▼

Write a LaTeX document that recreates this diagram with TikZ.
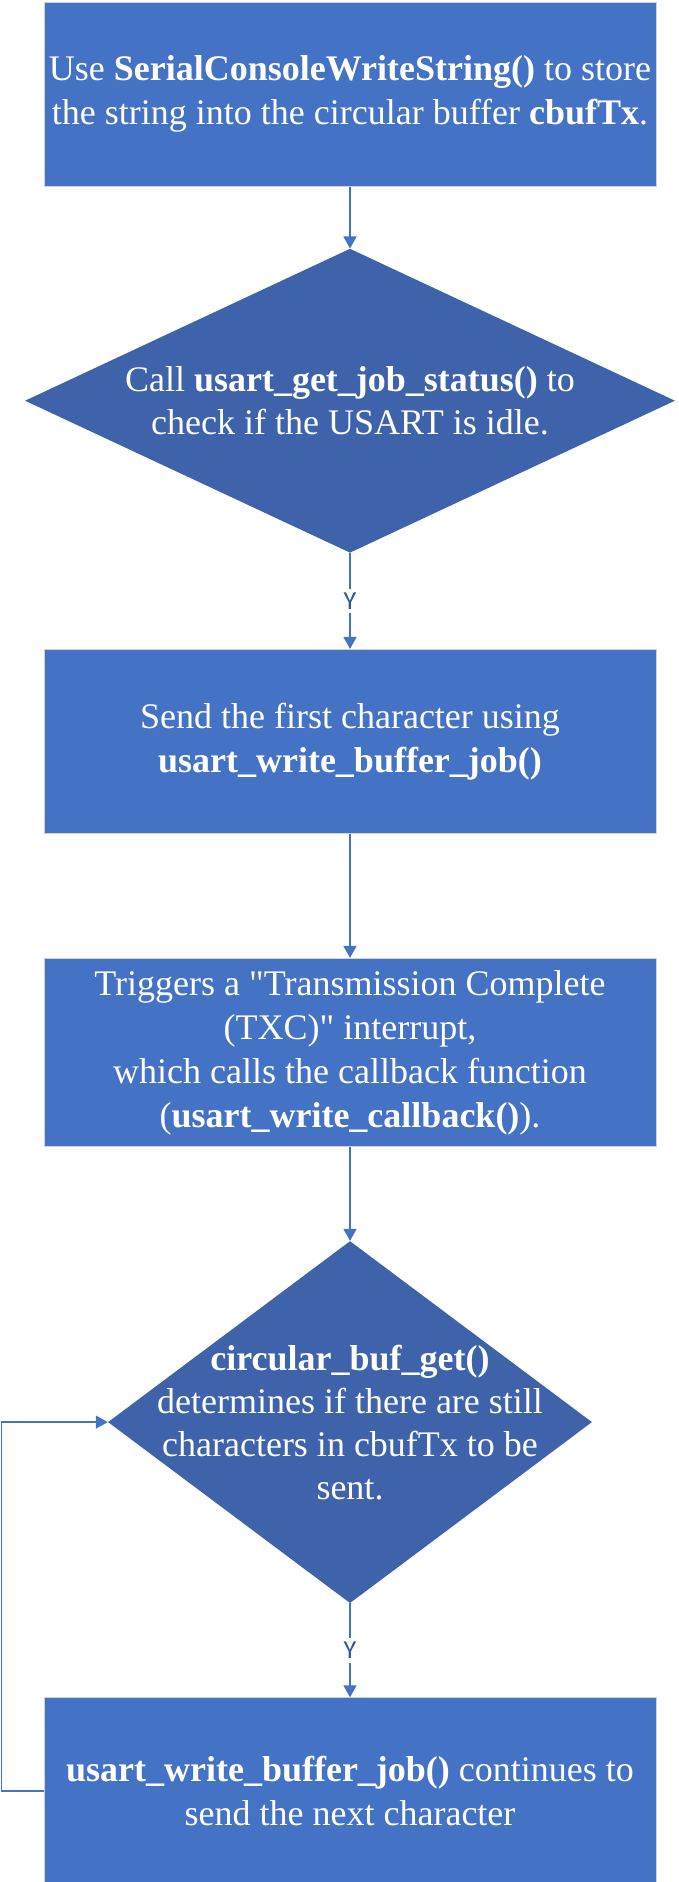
\documentclass[tikz,border=0pt]{standalone}
\usepackage{xcolor}
\usepackage{fontspec}
\setmainfont{Liberation Serif}
\newfontfamily\yfont{Carlito}
\usepackage{tikz}
\usetikzlibrary{positioning, arrows.meta, shapes.geometric}

\definecolor{boxblue}{RGB}{68,114,196}
\definecolor{diablue}{RGB}{62,99,171}
\definecolor{yblue}{RGB}{47,85,151}

\begin{document}
\begin{tikzpicture}[
            x=1pt, y=1pt,
            node distance=94pt,
            block/.style={rectangle, draw=gray!35, line width=1pt, fill=boxblue, text=white, minimum width=612pt, minimum height=184pt, inner sep=2pt, font=\fontsize{36}{44}\selectfont, align=center},
            decision/.style={diamond, fill=diablue, text=white, inner sep=-110pt, font=\fontsize{36}{43}\selectfont, align=center},
            arr/.style={-{Triangle[length=12pt, width=13pt]}, draw=boxblue, line width=1.5pt},
            yes/.style={font=\yfont\fontsize{26}{26}\selectfont, text=yblue, fill=white, inner sep=4pt}
        ]
            \useasboundingbox (0,0) rectangle (678,-1882);
            \node[block] (store) at (350,-94) {Use \textbf{SerialConsoleWriteString()} to store\\the string into the circular buffer \textbf{cbufTx}.};
            \node[decision, minimum width=650pt, minimum height=304pt, below=62pt of store] (status) {Call \textbf{usart\_get\_job\_status()} to\\check if the USART is idle.};
            \node[block, below=96pt of status] (send) {Send the first character using\\\textbf{usart\_write\_buffer\_job()}};
            \node[block, minimum height=188pt, below=124pt of send] (txc) {Triggers a \textquotedbl Transmission Complete\\(TXC)\textquotedbl{} interrupt,\\which calls the callback function\\(\textbf{usart\_write\_callback()}).};
            \node[decision, minimum width=484pt, minimum height=362pt, below=of txc] (getbuf) {\textbf{circular\_buf\_get()}\\determines if there are still\\characters in cbufTx to be\\sent.};
            \node[block, minimum height=186pt, below=of getbuf] (next) {\textbf{usart\_write\_buffer\_job()} continues to\\send the next character};

            \draw[arr] (store) -- (status);
            \draw[arr] (status) -- node[yes] (yes1) {Y} (send);
            \draw[arr] (send) -- (txc);
            \draw[arr] (txc) -- (getbuf);
            \draw[arr] (getbuf) -- node[yes] (yes2) {Y} (next);
            \draw[arr] (next.west) -- ++(-42,0) |- (getbuf.west);
        \end{tikzpicture}
\end{document}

▲

■ Exercise details ■
Images in the data above are to be skipped. Retype all other material exactly.

■ Result of the exercise ■
Write a LaTeX document that recreates this diagram with TikZ.
\documentclass[tikz,border=0pt]{standalone}
\usepackage{xcolor}
\usepackage{fontspec}
\setmainfont{Liberation Serif}
\newfontfamily\yfont{Carlito}
\usepackage{tikz}
\usetikzlibrary{positioning, arrows.meta, shapes.geometric}

\definecolor{boxblue}{RGB}{68,114,196}
\definecolor{diablue}{RGB}{62,99,171}
\definecolor{yblue}{RGB}{47,85,151}

\begin{document}
\begin{tikzpicture}[
            x=1pt, y=1pt,
            node distance=94pt,
            block/.style={rectangle, draw=gray!35, line width=1pt, fill=boxblue, text=white, minimum width=612pt, minimum height=184pt, inner sep=2pt, font=\fontsize{36}{44}\selectfont, align=center},
            decision/.style={diamond, fill=diablue, text=white, inner sep=-110pt, font=\fontsize{36}{43}\selectfont, align=center},
            arr/.style={-{Triangle[length=12pt, width=13pt]}, draw=boxblue, line width=1.5pt},
            yes/.style={font=\yfont\fontsize{26}{26}\selectfont, text=yblue, fill=white, inner sep=4pt}
        ]
            \useasboundingbox (0,0) rectangle (678,-1882);
            \node[block] (store) at (350,-94) {Use \textbf{SerialConsoleWriteString()} to store\\the string into the circular buffer \textbf{cbufTx}.};
            \node[decision, minimum width=650pt, minimum height=304pt, below=62pt of store] (status) {Call \textbf{usart\_get\_job\_status()} to\\check if the USART is idle.};
            \node[block, below=96pt of status] (send) {Send the first character using\\\textbf{usart\_write\_buffer\_job()}};
            \node[block, minimum height=188pt, below=124pt of send] (txc) {Triggers a \textquotedbl Transmission Complete\\(TXC)\textquotedbl{} interrupt,\\which calls the callback function\\(\textbf{usart\_write\_callback()}).};
            \node[decision, minimum width=484pt, minimum height=362pt, below=of txc] (getbuf) {\textbf{circular\_buf\_get()}\\determines if there are still\\characters in cbufTx to be\\sent.};
            \node[block, minimum height=186pt, below=of getbuf] (next) {\textbf{usart\_write\_buffer\_job()} continues to\\send the next character};

            \draw[arr] (store) -- (status);
            \draw[arr] (status) -- node[yes] (yes1) {Y} (send);
            \draw[arr] (send) -- (txc);
            \draw[arr] (txc) -- (getbuf);
            \draw[arr] (getbuf) -- node[yes] (yes2) {Y} (next);
            \draw[arr] (next.west) -- ++(-42,0) |- (getbuf.west);
        \end{tikzpicture}
\end{document}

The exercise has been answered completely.